Кроме «англичанина», бежать из лагеря никому не удалось. Только хорошая подготовка и действенная внешняя помощь могли обеспечить те немногие возможности побега из района лагеря. Без такой помощи и точного плана даже удавшийся побег за пределы внешнего ограждения обеспечивал лишь кратковременное нахождение на свободе.
Дни лета 1939 года были последними, когда мы несли службу по охране концлагеря, период недостойной для нашего молодого отряда службы был позади.
Прекрасное лето подходило к концу. Мы смогли на две недели съездить домой, чтобы отгулять прерванный зимой отпуск. Теперь я побывал везде, где был в недавнем времени еще мальчишкой, — на тенистой горе Бухенберг, купался в ледяной воде зеленого Иббса и в теплых струях Урльбаха, бродил по старому городу и по широким липовым аллеям. Я наслаждался тем, какие взгляды на меня бросают во время этих прогулок. Если у женщин и девушек они были страстные и дружелюбные, то у мужчин — удивленные и не дружеские. Если мамаши думали: «Какой замечательный солдатик!», то на лицах папаш читалось удивление, что такой мальчишка, а уже щеголяет в военной форме.
В те дни мое тщеславие необычайно выросло. Я собрался с духом всех моих шестнадцати вёсен и пригласил давно втайне обожаемую мной девушку на свидание. Когда это случилось и письмо уже было к ней отправлено, я поколебался в своем кураже и внутренне уже был готов к тому, что не найду ответа в ее сердце.
Вечером я сидел на скамейке, о которой было написано в письме, под старыми липами, надеясь, что она не придет. Я лихорадочно соображал, что мне говорить, если она все же появится. В любом случае я твердо решил, что если ее не будет в 19.00, считать себя отвергнутым и немедленно покинуть место, где я проявил такую смелость.
Без одной минуты семь я окинул взглядом аллею. Ни души. За одну минуту ей не удастся появиться на этой сцене. Это совершенно исключено. Но я еще пунктуально ждал одну минуту, а потом с облегчением поднялся.

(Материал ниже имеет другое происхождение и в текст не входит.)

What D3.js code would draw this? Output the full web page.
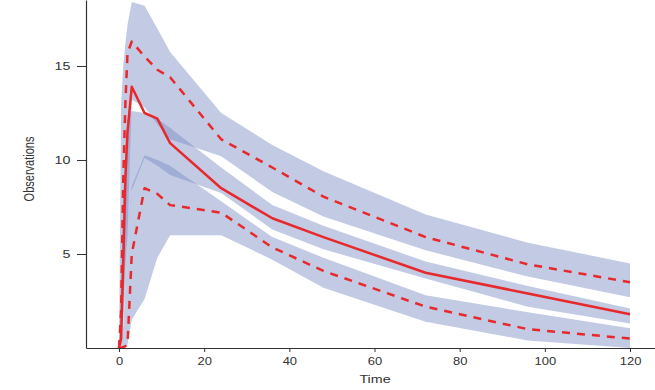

— Добрый вечер! — вдруг позади себя услышал я приветливый девичий голос. Должно быть, я выглядел совсем обескураженным, когда подошел для приветствия. Мое робкое смущение резко контрастировало с той радостью, которой светилось ее лицо. Для меня было фатальным то, что я непременно хотел, чтобы меня принимали всерьез, но, наконец, ее непринужденность передалась и мне. В наступившей темноте наши сердца сблизились настолько, что я решился на самый первый в жизни поцелуй. К сожалению, и он мне не удался. Он пришелся не в ждущие губы Эрики, а в безучастный кончик носа.
В НАЧАЛЕ ЖЕРТВЕННОГО ПУТИ
Подошел к концу отпуск, а вместе с ним и лето 1939 года. На политическом горизонте сгустились тучи. На следующее утро нам предстоит получить большое количество машин для перевозки личного состава, их дополнили гражданские грузовики, перекрашенные в серый полевой цвет. В роте за мной закрепили легковую машину ДКВ, предназначенную для командира 1-го взвода.
Занятия по погрузке в случае тревоги чередовались с ездой в колонне по лагерной территории. Ходили слухи, что часть новых машин перекрасили в гражданские и снабдили всякими рекламными надписями гражданских фирм. Их загрузили боеприпасами и вместе с командами, переодетыми в спортивную форму, отправили из лагеря. Через несколько дней Би-би-си рассказало о таком происшествии: в порту Данцига при разгрузке грузовика с футбольной экипировкой оборвался трос у крана, так как вес машины не соответствовал заявленному, и она упала в воду. Якобы это была машина, груженная минами.
В последние дни августа мы привели в порядок выходную форму и все, что нельзя было взять с собой в ранце. Сложили, снабдили ярлыками с фамилией и сдали в каптерку на хранение. Противотанковые мины и подрывные шашки загрузили в машины и оставили под
охраной. Личному составу выдали боеприпасы для винтовок и пулеметов. Мы явно замечали, что заваривается какая-то каша, которую дипломатическими средствами расхлебать не получится.
Первого сентября 1939 года я как раз шел через строевой плац и подходил к нашей временной казарме, зеленому зданию столовой, когда из репродуктора, висевшего на ее стене, донеслось обращение фюрера к немецкому народу. Он говорил о том, что надо свести счеты с поляками, терзающими и убивающими немецкое национальное меньшинство: «Сегодня утром с 5 часов 45 минут мы открываем ответный огонь!»
Молодые солдаты встретили эту речь с радостью и воодушевлением. Это был час рождения Второй мировой войны.